La situazione divenne ben presto difficile e portò Albaluce, in preda ai sensi di colpa, a piangere a dirotto. Da quelle lacrime nacquero ceppi vigorosi e tralci lunghi e ricolmi di grappoli di bianca uva succosa.
Le lacrime versate alla base dei grandi vini del Vesuvio
A seguire parliamo del Lacryma Christi, un vino che oggi ritroviamo in diverse versioni. In quella bianca, come il Coda di Volpe e/o Falanghina, il sentore è di ginestra, di mela cotogna, frutta matura come ananas e banana. È un vino ottimo con i crostacei, gli spaghetti e vongole, oppure abbinato ad una impepata di cozze (abbiamo già visto come prepararla a Natale e Capodanno).
Le versioni rosata e rossa provengono invece da Piedirosso e/o Aglianico. La versione rosé è perfetta ad esempio come aperitivo o antipasto, torte rustiche vegetariane o anche con il pesce all’acqua pazza.

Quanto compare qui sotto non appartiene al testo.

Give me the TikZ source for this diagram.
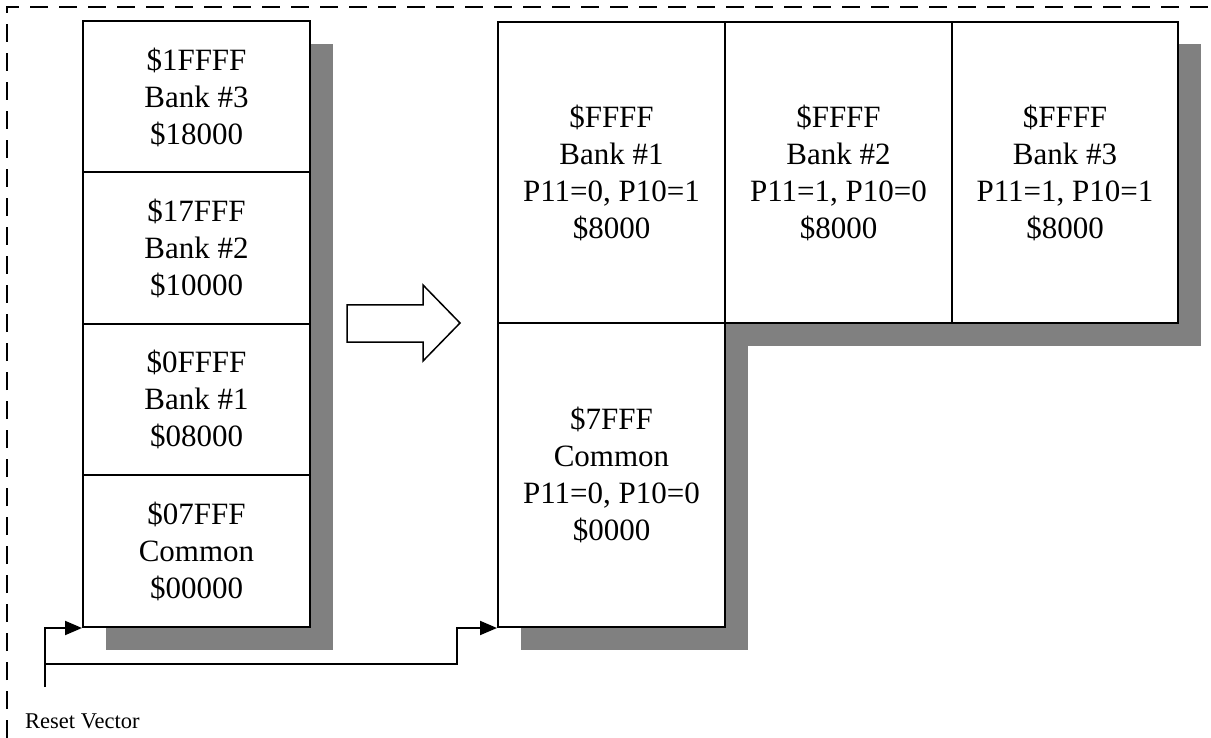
\documentclass[tikz,border=0pt]{standalone}
\usepackage{fontspec}
\setmainfont{Liberation Serif}
\usetikzlibrary{arrows.meta}
\tikzset{
  cell/.style={draw=black, line width=2pt, fill=white, inner sep=0pt, align=center,
    font=\fontsize{31}{37}\selectfont},
  shadowbox/.style={fill=black!50, draw=none},
  conn/.style={line width=2pt, -{Triangle[length=17pt,width=14pt]}},
  frame/.style={line width=1.5pt, dash pattern=on 18pt off 11pt},
}
\begin{document}
\begin{tikzpicture}[x=1pt,y=-1pt]
\useasboundingbox (0,0) rectangle (1211,738);
% dashed frame
\draw[frame] (7,738) -- (7,7) -- (1211,7);
% shadows
\fill[shadowbox] (106,44) rectangle (333,650);
\fill[shadowbox] (521,44) rectangle (1201,346);
\fill[shadowbox] (521,346) rectangle (748,650);
% left column
\node[cell, minimum width=227pt, minimum height=151pt] (b3) at (196.5,97) {\$1FFFF\\Bank \#3\\\$18000};
\node[cell, minimum width=227pt, minimum height=152pt] (b2) at (196.5,248) {\$17FFF\\Bank \#2\\\$10000};
\node[cell, minimum width=227pt, minimum height=151pt] (b1) at (196.5,399.5) {\$0FFFF\\Bank \#1\\\$08000};
\node[cell, minimum width=227pt, minimum height=152pt] (b0) at (196.5,551) {\$07FFF\\Common\\\$00000};
% right block
\node[cell, minimum width=227pt, minimum height=301pt] (r1) at (611.5,172.5) {\$FFFF\\Bank \#1\\P11=0, P10=1\\\$8000};
\node[cell, minimum width=227pt, minimum height=301pt] (r2) at (838.5,172.5) {\$FFFF\\Bank \#2\\P11=1, P10=0\\\$8000};
\node[cell, minimum width=226pt, minimum height=301pt] (r3) at (1065,172.5) {\$FFFF\\Bank \#3\\P11=1, P10=1\\\$8000};
\node[cell, minimum width=227pt, minimum height=304pt] (rc) at (611.5,475) {\$7FFF\\Common\\P11=0, P10=0\\\$0000};
% big arrow
\draw[line width=1.5pt, fill=white, line join=miter]
  (347,305) -- (423,305) -- (423,285) -- (460,323) -- (423,361) -- (423,342) -- (347,342) -- cycle;
% reset vector connectors
\coordinate (rv) at (45,687);
\coordinate (jn) at (45,664);
\coordinate (bend) at (457,664);
\draw[conn] (rv) |- (b0.south west);
\draw[conn] (jn) -- (bend) |- (rc.south west);
\node[anchor=base west, inner sep=0pt, font=\fontsize{22.5}{26}\selectfont] (rvl) at (25,728) {Reset Vector};
\end{tikzpicture}
\end{document}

Il Lachyma Crhristi rosso ha un sentore di frutta rossa e spezie, è secco e complesso e si sposa meglio con ragù, arrosti, formaggi stagionati.
Ecco 2 vini leggendari senza spendere troppo ma utili per suggellare un Natale e un Capodanno indimenticabili
Intorno al Lacryma Christi aleggiano diverse narrazioni, forse la più conosciuta fa riferimento a Lucifero. Inizialmente era un angelo che brillava per perfezione, bellezza e sapienza. Poi in seguito alle sue nefandezze, alle azioni scellerate e peccaminose, fu scacciato dal Paradiso. Ecco perché si narra che il Golfo di Napoli sia stato generato da un pezzo di Eden portato sulla terra da Lucifero.
Gesù, addolorato per la perdita dell’angelo più perfetto del Monte di Dio, pianse e le sue lacrime caddero sul Vesuvio. Ne vennero fuori questi vigneti, da cui deriva appunto questo nettare di-vino.